If you wish, you can fly in, be bused to the resort, spend some luxury time, maybe gain a pound or two, return to the airport and leave without ever having seen Greece but at least you can say you have been to Greece and it was wonderful.
Some visitors venture outside to visit historic Greece. That too can be done in a carefully orchestrated fashion. Hotel busses take you to Kos old center with its remnants of Byzantine and Ottoman architecture. Shops in town invite you to spend a little money on a souvenir which will serve as evidence that you have been to Greece.
Go a little further and you find the truly ancient Kos. The cult of Asclepius, a doctor rumored to bring people back from the dead, dates back 3000 years and left us with the ruins of what is probably Europe’s oldest sanatorium. If you are lucky enough that your kids have a knowledgeable grandma on their side to tell the story, then they have at least seen a little of the Kos that once was.
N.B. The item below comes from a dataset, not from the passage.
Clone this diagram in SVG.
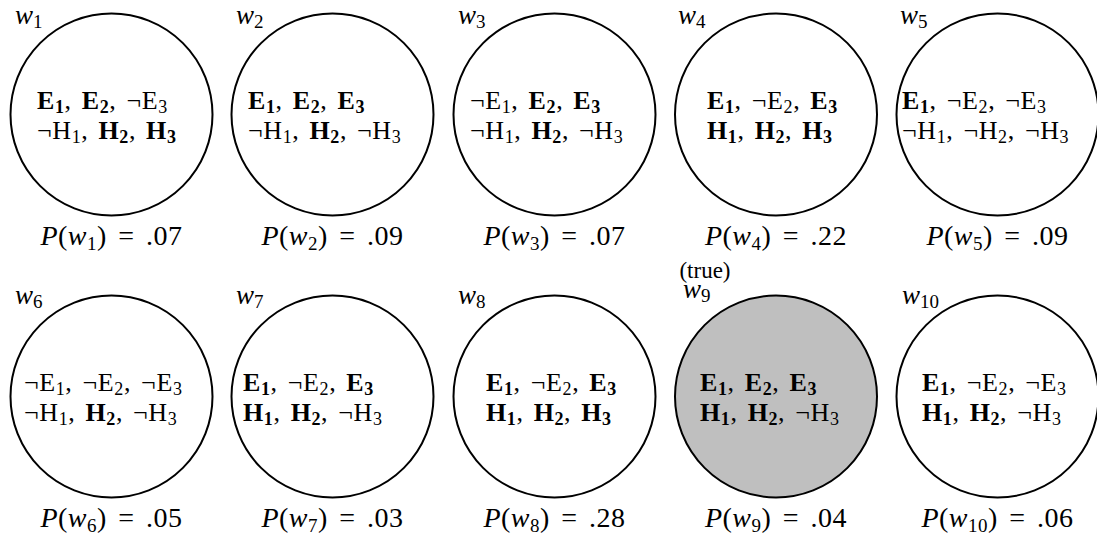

But, as I said, I wanted to see what Greece is today and how much it had changed from my first visit just forty years ago. So I had to go out on my own and found it. For me modern Greece is an exercise in continuous improvisation, a relentless struggle with small time success, set backs, and aspirations that are always just a little larger than the dedication of the protagonists.
Then it was time to move on. But this time by boat. Waiting at the harbor was the true beginning of our journey. All harbors have that inevitable mood of transience, everyone is going somewhere, no one stays, even the boats and their goods just come and go. The air smells of diesel from idling engines and everyone is waiting. The heat and anticipation builds as the day goes on and when that boat finally appears on the horizon the entire place shakes of its sleepiness and jumps into action. Truck engines start, harbor workers appear out of no where, travels gather their belongings and move towards the boarding area, for a brief moment the harbor bustles with life. When the boat has left the entire place will inevitable return to its sullen sleep. But for us the journey had began and Rhodes was our next destination.